[Entries with chart source code]
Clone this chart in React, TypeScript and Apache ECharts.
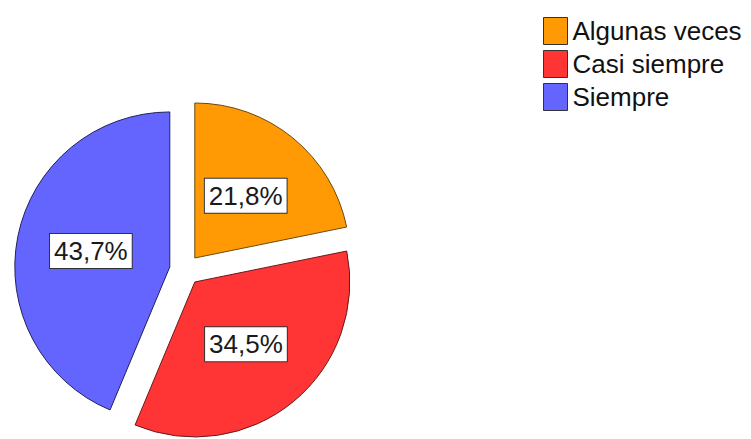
import React, { useEffect, useRef } from "react";
import * as echarts from "echarts";

const categories = ["Algunas veces", "Casi siempre", "Siempre"];
const percents = [21.8, 34.5, 43.7];
const colors = ["#FF9A05", "#FF3434", "#6464FF"];
const borderColors = ["#6b4a10", "#6b1a1a", "#22225a"];

export default function App() {
  const ref = useRef<HTMLDivElement>(null);
  useEffect(() => {
    if (!ref.current) return;
    const chart = echarts.init(ref.current, undefined, { renderer: "svg" });
    chart.setOption({
      animation: false,
      backgroundColor: "#ffffff",
      legend: {
        orient: "vertical",
        left: 538,
        top: 12,
        itemWidth: 24,
        itemHeight: 27,
        itemGap: 5,
        icon: "rect",
        selectedMode: false,
        itemStyle: { borderColor: "#333", borderWidth: 1 },
        textStyle: { fontFamily: "Liberation Sans", fontSize: 26, color: "#111" },
        data: categories,
      },
      series: [
        {
          type: "pie",
          center: [185, 270],
          radius: 155,
          startAngle: 90,
          clockwise: true,
          selectedMode: "multiple",
          selectedOffset: 15.5,
          emphasis: { disabled: true },
          label: {
            show: true,
            position: "inside",
            formatter: (p: any) => p.value.toFixed(1).replace(".", ",") + "%",
            fontFamily: "Liberation Sans",
            fontSize: 26,
            color: "#1a1a1a",
            backgroundColor: "#ffffff",
            borderColor: "#333",
            borderWidth: 1,
            padding: [5, 4, 3, 4],
          },
          labelLine: { show: false },
          data: categories.map((c, i) => ({
            name: c,
            value: percents[i],
            selected: true,
            itemStyle: { color: colors[i], borderColor: borderColors[i], borderWidth: 1 },
          })),
        },
      ],
    });
    return () => chart.dispose();
  }, []);
  return (
    <div
      ref={ref}
      style={{ position: "fixed", left: 0, top: 0, width: 751, height: 439 }}
    />
  );
}
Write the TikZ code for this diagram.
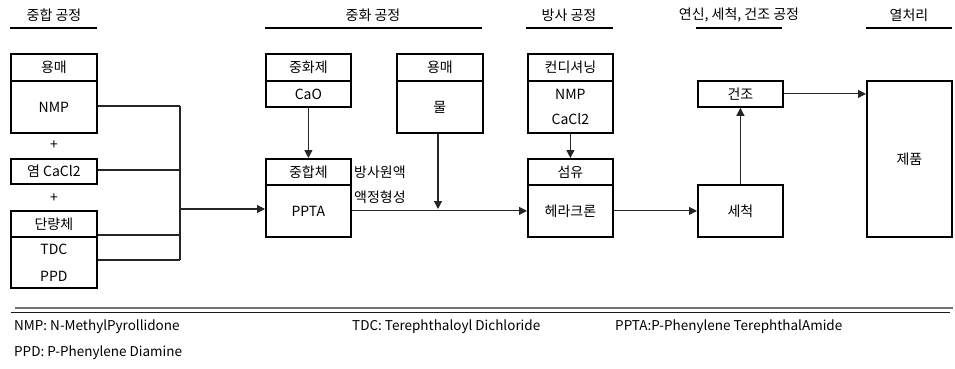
\documentclass[tikz,border=0pt]{standalone}
\usepackage{fontspec}
\setmainfont{Noto Sans CJK KR}
\newfontfamily\footfont{Noto Sans CJK KR}
\usetikzlibrary{arrows.meta}
\begin{document}
\begin{tikzpicture}[x=1pt,y=-1pt,
  box/.style={draw=black, line width=1.8pt, minimum width=86pt, anchor=north west, inner sep=0pt, align=center, font=\fontsize{14}{26}\selectfont},
  conn/.style={line width=1.1pt, draw=black!85},
  arr/.style={conn, -{Triangle[length=8pt,width=8pt]}},
  hdr/.style={font=\fontsize{14}{16}\selectfont},
  hline/.style={line width=2pt},
  note/.style={anchor=west, inner sep=0pt, font=\footfont\fontsize{13.5}{15}\selectfont},
  plain/.style={font=\fontsize{14}{16}\selectfont, inner sep=0pt}
]
\useasboundingbox (0,0) rectangle (955,369);

% headers
\node[hdr] (h1) at (54,15) {중합 공정};
\node[hdr] (h2) at (373,15) {중화 공정};
\node[hdr] (h3) at (569,15) {방사 공정};
\node[hdr] (h4) at (739,15) {연신, 세척, 건조 공정};
\node[hdr] (h5) at (909,15) {열처리};
\draw[hline] (10,28) -- (97,28);
\draw[hline] (265,28) -- (482,28);
\draw[hline] (526,28) -- (613,28);
\draw[hline] (696,28) -- (782,28);
\draw[hline] (866,28) -- (952,28);

% polymerisation column
\node[box, minimum height=27pt] (s1t) at (10,53) {용매};
\node[box, minimum height=52pt] (s1b) at (10,80) {NMP};
\node[plain] (p1) at (54,145) {+};
\node[box, minimum height=25pt] (salt) at (10,158) {염 CaCl2};
\node[plain] (p2) at (54,198) {+};
\node[box, minimum height=26pt] (mt) at (10,210) {단량체};
\node[box, minimum height=51pt, font=\fontsize{14}{27}\selectfont] (mb) at (10,236) {TDC\\PPD};

% neutralisation
\node[box, minimum width=85pt, minimum height=27pt] (nt) at (265,53) {중화제};
\node[box, minimum width=85pt, minimum height=26pt] (nb) at (265,80) {CaO};
\node[box, minimum width=85pt, minimum height=26pt] (pt) at (265,158) {중합체};
\node[box, minimum width=85pt, minimum height=52pt] (pb) at (265,184) {PPTA};
\node[plain, anchor=west] (l1) at (354,172) {방사원액};
\node[plain, anchor=west] (l2) at (354,197) {액정형성};
\node[box, minimum height=27pt] (s2t) at (396,53) {용매};
\node[box, minimum height=52pt] (s2b) at (396,80) {물};

% spinning
\node[box, minimum width=85pt, minimum height=27pt] (ct) at (527,53) {컨디셔닝};
\node[box, minimum width=85pt, minimum height=52pt, font=\fontsize{14}{25}\selectfont] (cb) at (527,80) {NMP\\CaCl2};
\node[box, minimum width=85pt, minimum height=26pt] (ft) at (527,158) {섬유};
\node[box, minimum width=85pt, minimum height=52pt] (fb) at (527,184) {헤라크론};

% washing / drying
\node[box, minimum width=85pt, minimum height=52pt] (wash) at (697,184) {세척};
\node[box, minimum width=85pt, minimum height=26pt] (dry) at (697,80) {건조};

% heat treatment
\node[box, minimum width=85pt, minimum height=156pt] (prod) at (866,80) {제품};

% junctions
\coordinate (j1) at (180,106);
\coordinate (j2) at (180,170);
\coordinate (j3) at (180,235);
\coordinate (j4) at (180,260);
\coordinate (jm) at (180,209);
\coordinate (jw) at (438,209);

\draw[conn] (s1b.east |- j1) -- (j1);
\draw[conn] (salt.east |- j2) -- (j2);
\draw[conn] (mb.east |- j3) -- (j3);
\draw[conn] (mb.east |- j4) -- (j4);
\draw[conn] (j1) -- (j4);
\draw[arr] (jm) -- (pb.west |- jm);
\draw[arr] (nb.south) -- (pt.north);
\draw[arr] (pb.east) -- (fb.west);
\draw[arr] (s2b.south -| jw) -- (jw);
\draw[arr] (cb.south) -- (ft.north);
\draw[arr] (fb.east) -- (wash.west);
\draw[arr] (wash.north) -- (dry.south);
\draw[arr] (dry.east) -- (prod.west |- dry.east);

% bottom rules
\draw[line width=2pt, draw=black!55] (15,308) -- (953,308);
\draw[line width=1pt, draw=black!90] (11,312) -- (950,312);

% footnotes
\node[note] (n1) at (14,327) {NMP: N-MethylPyrollidone};
\node[note] (n2) at (352,327) {TDC: Terephthaloyl Dichloride};
\node[note] (n3) at (615,327) {PPTA:P-Phenylene TerephthalAmide};
\node[note] (n4) at (14,353) {PPD: P-Phenylene Diamine};
\end{tikzpicture}
\end{document}
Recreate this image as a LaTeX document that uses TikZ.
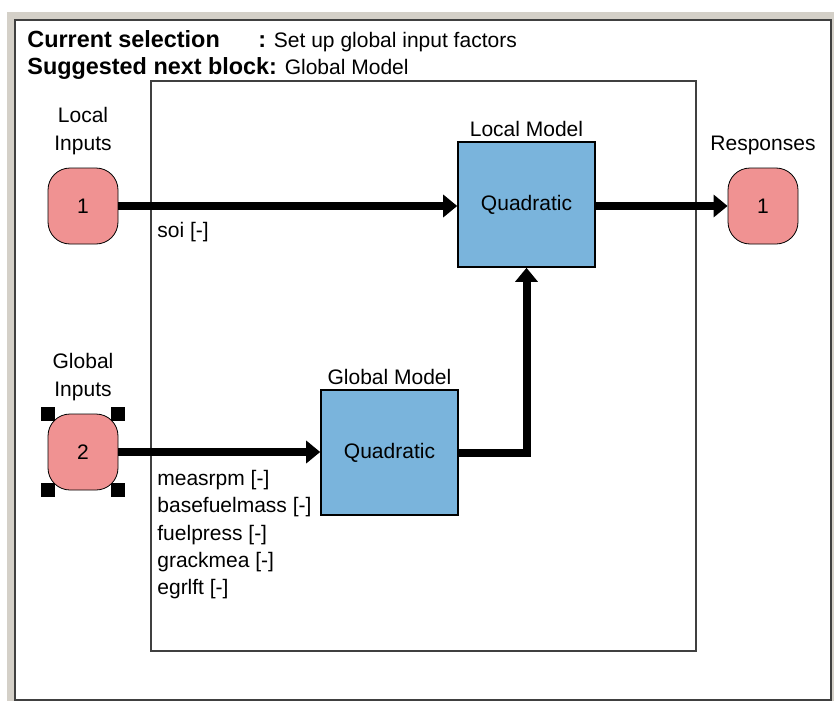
\documentclass[tikz,border=0pt]{standalone}
\usepackage{fontspec}
\setmainfont{Liberation Sans}
\usetikzlibrary{positioning,arrows.meta}
\definecolor{winGray}{RGB}{212,208,200}
\definecolor{portPink}{RGB}{240,146,146}
\definecolor{blockBlue}{RGB}{122,180,220}
\definecolor{frameGray}{RGB}{64,64,64}

\begin{document}
\begin{tikzpicture}[x=0.5pt, y=-0.5pt, every node/.style={font=\fontsize{10.5}{14}\selectfont}]
  \tikzset{
    port/.style={draw, thin, fill=portPink, rounded corners=11pt, minimum width=35pt, minimum height=38pt, inner sep=0pt},
    block/.style={draw, thick, fill=blockBlue, minimum width=68.5pt, minimum height=62.5pt, inner sep=0pt},
    wire/.style={line width=4pt, -{Triangle[length=7pt,width=11pt]}},
    sig/.style={anchor=west, inner sep=0pt},
    hdr/.style={anchor=base west, inner sep=0pt}
  }
  \newcommand{\hdrbf}[1]{{\fontsize{11.7}{14}\selectfont\bfseries #1}}
  \useasboundingbox (0,0) rectangle (834,701);
  \fill[winGray] (7,12) rectangle (834,701);
  \draw[frameGray, line width=1pt, fill=white] (15,20) rectangle (831,700);
  \draw[frameGray, line width=1pt] (151,81) rectangle (696,651);

  % header
  \node[hdr] (cur) at (27,48) {\hdrbf{Current selection}};
  \node[hdr] (curval) at (258,48) {\hdrbf{:} Set up global input factors};
  \node[hdr] (sug) at (27,75) {\hdrbf{Suggested next block:} Global Model};

  % ports
  \node[port] (in1) at (83,206) {1};
  \node[port] (in2) at (83,452) {2};
  \node[port] (out1) at (763,206) {1};
  \node[align=center, above=3pt of in1] (in1lab) {Local\\Inputs};
  \node[align=center, above=3pt of in2] (in2lab) {Global\\Inputs};
  \node[above=3pt of out1] (out1lab) {Responses};

  % selection handles
  \foreach \c in {north west, north east, south west, south east}
    \fill (in2.\c) +(-7,-7) rectangle +(7,7);

  % blocks
  \node[block, label={[inner sep=2pt]above:Local Model}] (lm) at (526.5,204.5) {Quadratic};
  \node[block, label={[inner sep=2pt]above:Global Model}] (gm) at (389.5,452.5) {Quadratic};

  % wires
  \draw[wire] (in1.east) -- (in1.east -| lm.west);
  \draw[wire] (in2.east) -- (in2.east -| gm.west);
  \draw[wire] (gm.east) -| (lm.south);
  \draw[wire] (lm.east |- out1.west) -- (out1.west);

  % signal names
  \node[sig] (soi) at (157,232) {soi [-]};
  \node[sig] (sg1) at (157,480) {measrpm [-]};
  \node[sig, below=3.5pt of sg1.south west, anchor=north west] (sg2) {basefuelmass [-]};
  \node[sig, below=3.5pt of sg2.south west, anchor=north west] (sg3) {fuelpress [-]};
  \node[sig, below=3.5pt of sg3.south west, anchor=north west] (sg4) {grackmea [-]};
  \node[sig, below=3.5pt of sg4.south west, anchor=north west] (sg5) {egrlft [-]};
\end{tikzpicture}
\end{document}
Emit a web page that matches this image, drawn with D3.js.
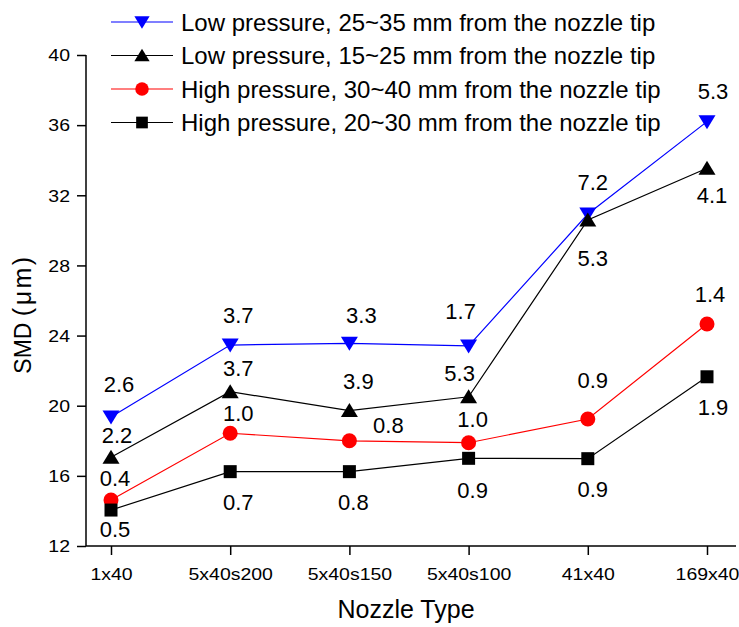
<!DOCTYPE html>
<html>
<head>
<meta charset="utf-8">
<script src="https://cdn.jsdelivr.net/npm/d3@7"></script>
<style>
  html, body { margin: 0; padding: 0; background: #fff; }
  svg { display: block; font-family: "Liberation Sans", Arial, sans-serif; }
</style>
</head>
<body>
<svg id="chart" width="739" height="627"></svg>
<script>
// Nozzle types along the x axis
const nozzles = ["1x40", "5x40s200", "5x40s150", "5x40s100", "41x40", "169x40"];

// SMD (µm) for each measuring condition
const lowFar   = [19.36, 23.46, 23.56, 23.41, 30.93, 36.2];   // Low pressure, 25~35 mm
const lowNear  = [17.06, 20.8, 19.72, 20.51, 30.59, 33.54];   // Low pressure, 15~25 mm
const highFar  = [14.62, 18.43, 18.0, 17.89, 19.24, 24.66];   // High pressure, 30~40 mm
const highNear = [14.05, 16.24, 16.24, 17.0, 16.98, 21.65];   // High pressure, 20~30 mm

// Annotated spread next to each point
const lowFarLbl   = ["2.6", "3.7", "3.3", "1.7", "7.2", "5.3"];
const lowNearLbl  = ["2.2", "3.7", "3.9", "5.3", "5.3", "4.1"];
const highFarLbl  = ["0.4", "1.0", "0.8", "1.0", "0.9", "1.4"];
const highNearLbl = ["0.5", "0.7", "0.8", "0.9", "0.9", "1.9"];

const yTicks = [12, 16, 20, 24, 28, 32, 36, 40];

// Label placement relative to the marker (layout only)
const lowFarOff   = [[8,-32],[8,-30],[12,-28],[-8,-34],[5,-32],[6,-30]];
const lowNearOff  = [[6,-22],[8,-23],[9,-29],[-9,-23],[5,38],[5,27]];
const highFarOff  = [[4,-22],[8,-20],[39,-15],[4,-23],[5,-39],[3,-29]];
const highNearOff = [[4,19],[8,31],[4,31],[4,32],[5,31],[6,31]];

const series = [
  { name: "Low pressure, 25~35 mm from the nozzle tip",  values: lowFar,   labels: lowFarLbl,   off: lowFarOff,   color: "#0000ff", shape: "down" },
  { name: "Low pressure, 15~25 mm from the nozzle tip",  values: lowNear,  labels: lowNearLbl,  off: lowNearOff,  color: "#000000", shape: "up" },
  { name: "High pressure, 30~40 mm from the nozzle tip", values: highFar,  labels: highFarLbl,  off: highFarOff,  color: "#ff0000", shape: "circle" },
  { name: "High pressure, 20~30 mm from the nozzle tip", values: highNear, labels: highNearLbl, off: highNearOff, color: "#000000", shape: "square" }
];

const svg = d3.select("#chart");
const axisLeftX = 86, axisBottomY = 546, axisRightX = 736, axisTopY = 55;
const FONT = "'Liberation Sans', Arial, sans-serif";

const x = d3.scalePoint().domain(nozzles).range([111, 707]);
const y = d3.scaleLinear().domain([12, 40]).range([axisBottomY, axisTopY]);

// Marker shapes
function markerPath(shape, k = 1) {
  switch (shape) {
    case "down":   return `M${-8.5*k},${-6.5*k}L${8.5*k},${-6.5*k}L0,${7.5*k}Z`;
    case "up":     return `M${-8.5*k},${6.5*k}L${8.5*k},${6.5*k}L0,${-7.5*k}Z`;
    case "square": return `M${-6.5*k},${-6.5*k}H${6.5*k}V${6.5*k}H${-6.5*k}Z`;
    default:       return d3.arc()({innerRadius: 0, outerRadius: 7.5 * k, startAngle: 0, endAngle: 2 * Math.PI});
  }
}

// Y axis
const yAxis = svg.append("g")
  .attr("transform", `translate(${axisLeftX},0)`)
  .call(d3.axisLeft(y).tickValues(yTicks).tickSize(9).tickFormat(d3.format("d")));
yAxis.select(".domain").attr("stroke-width", 1.5).attr("d", `M0,${axisTopY}V${axisBottomY}`);
yAxis.selectAll(".tick line").attr("stroke-width", 1.5);
yAxis.selectAll("text")
  .attr("x", null).attr("dy", "0.35em")
  .attr("transform", "translate(-16,0) scale(1.18,1)")
  .style("font-size", "16.5px").style("font-family", FONT).attr("fill", "#000");

// X axis
const xAxis = svg.append("g")
  .attr("transform", `translate(0,${axisBottomY})`)
  .call(d3.axisBottom(x).tickSize(9).tickPadding(13));
xAxis.select(".domain").attr("stroke-width", 1.5).attr("d", `M${axisLeftX},0H${axisRightX}`);
xAxis.selectAll(".tick line").attr("stroke-width", 1.5);
xAxis.selectAll("text")
  .attr("transform", "scale(1.18,1)")
  .style("font-size", "16.5px").style("font-family", FONT).attr("fill", "#000");

// Axis titles
const yTitle = svg.append("text")
  .attr("transform", `translate(30.5,314) rotate(-90)`)
  .attr("text-anchor", "middle")
  .style("font-size", "23px").style("font-family", FONT);
yTitle.append("tspan").text("SMD ");
yTitle.append("tspan").attr("letter-spacing", 2.5).style("font-size", "25px").text("(\u03bcm)");

svg.append("text")
  .attr("x", 406).attr("y", 617.5)
  .attr("text-anchor", "middle")
  .style("font-size", "25px").style("font-family", FONT).text("Nozzle Type");

// Lines, markers, annotations
const line = d3.line().x((d, i) => x(nozzles[i])).y(d => y(d));

series.forEach(s => {
  const g = svg.append("g");
  g.append("path").datum(s.values)
    .attr("d", line).attr("fill", "none")
    .attr("stroke", s.color).attr("stroke-width", 1.2);
  g.selectAll("path.mk").data(s.values).join("path").attr("class", "mk")
    .attr("transform", (d, i) => `translate(${x(nozzles[i])},${y(d)})`)
    .attr("d", markerPath(s.shape)).attr("fill", s.color);
  g.selectAll("text").data(s.values).join("text")
    .attr("x", (d, i) => x(nozzles[i]) + s.off[i][0])
    .attr("y", (d, i) => y(d) + s.off[i][1])
    .attr("text-anchor", "middle").attr("dominant-baseline", "central")
    .style("font-size", "22px").style("font-family", FONT).attr("fill", "#000")
    .text((d, i) => s.labels[i]);
});

// Legend
const legend = svg.append("g");
series.forEach((s, i) => {
  const ly = 22 + i * 33.5;
  legend.append("line").attr("x1", 111).attr("x2", 173).attr("y1", ly).attr("y2", ly)
    .attr("stroke", s.color).attr("stroke-width", 1.2);
  legend.append("path").attr("transform", `translate(142,${ly})`)
    .attr("d", markerPath(s.shape, 0.9)).attr("fill", s.color);
  legend.append("text").attr("x", 181).attr("y", ly)
    .attr("dominant-baseline", "central")
    .style("font-size", "24px").style("font-family", FONT).attr("fill", "#000")
    .text(s.name);
});
</script>
</body>
</html>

◆ **What is expected**
Copy out all lines where the word "React" appears.

◆ **Written response**
Clone this chart in React, TypeScript and Apache ECharts.
import React, { useEffect, useRef } from "react";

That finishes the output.